Not even a year ago, Jamie Westbrook walked across the stage at Basha High School as a high school graduate. Fast forward to today, he participating in his first spring training as a member of the Arizona Diamondbacks organization.
Westbrook is already living the adult life at the ripe old age of 18. Dealing with rush our traffic driving home from work, living away from home in a hotel room. All has been an adjustment, but all worth chasing something he has chased his whole life.
“It’s fun to come to the field everyday and chase your dream,” Westbrook said after a minor league game at Salt River Fields at Talking Stick. “I’ve grown up a lot in a couple months. It’s weird. I almost graduated a year ago so it’s been crazy to see how far I’ve come since the draft and I’m just happy to be playing ball.”
Though Westbrook is new to the Diamondbacks organization after being selected in the fifth round, 150th overall in this past Major League Baseball Draft. But he is familiar with the organization maybe more so than most whom are new to the organization. He played with the Diamondbacks scout team for two years in high school so he knew his way around the facilities and how it felt to wear the uniform. But that doesn’t make wearing that pro uniform any less exciting for him.
“Im from here so it was comfortable putting the jersey on,” Westbrook explained. “But it still an honor to be a Diamondback.”
One of the biggest adjustments for any player making the jump to the pro ranks is going from a metal bat to a wood one. In the year 2014, there are many leagues available for amateurs to play with wood bats but it’s not for everyone. Westbrook did have that opportunity before turning pro but still acknowledges how big an adjustment it is. And his biggest reason might make you laugh.
“Another thing is paying for your own bats when you break them,” he joked. “You care a little more because a metal bat isn’t going to break. So that’s one funny thing you have to get used to.”
While competing at the minor league level, Westbrook also has the opportunity to interact and play with big league level ball players who come down to get extra at-bats and rehab injuries. Two of which, Eric Chavez and Cody Ross, were present playing with Westbrook in games this week.
“When those guys come in they want to get their work in so you just want to stay out of their way, “ Westbrook mentioned. “But for the most part they are all really cool, they are all approachable. It’s where you want to be.”
Right now, Westbrook is in the locker room with the High-A level Visalia Rawhide.

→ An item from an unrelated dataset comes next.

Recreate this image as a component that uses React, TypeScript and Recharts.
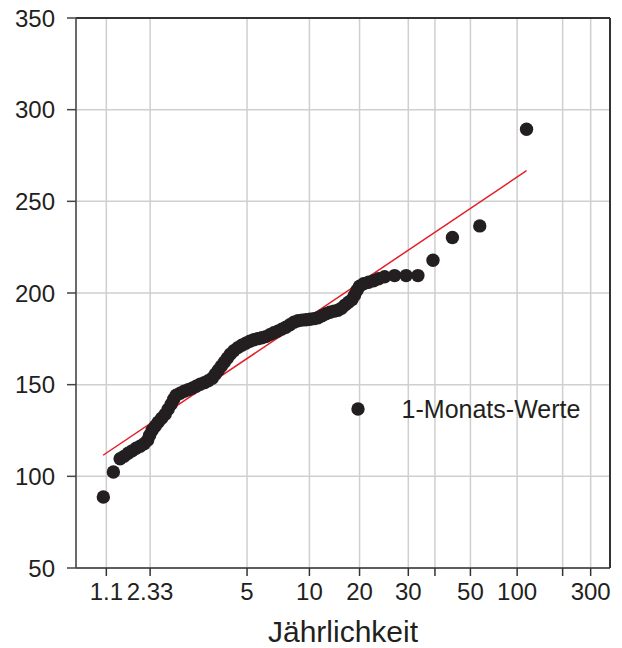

As players get sent down from the pro ranks, there is a trickle down effect for the rest of the levels below so as of now, there is no way of knowing where Westbrook will play his first full pro season. He prefers not knowing because he says it keeps him motivated and hungry and doesn’t set him up to be let down if he doesn’t make a certain team.
In fact his goals for the upcoming season are the same no matter where he winds up.
“I just want to keep having fun,” he said. “It’s still the game I’ve loved since I was little and I don’t want to get to stressful. I just want to go out, perform and compete like I know how and that’s about it. Stay healthy and just chase my dream.”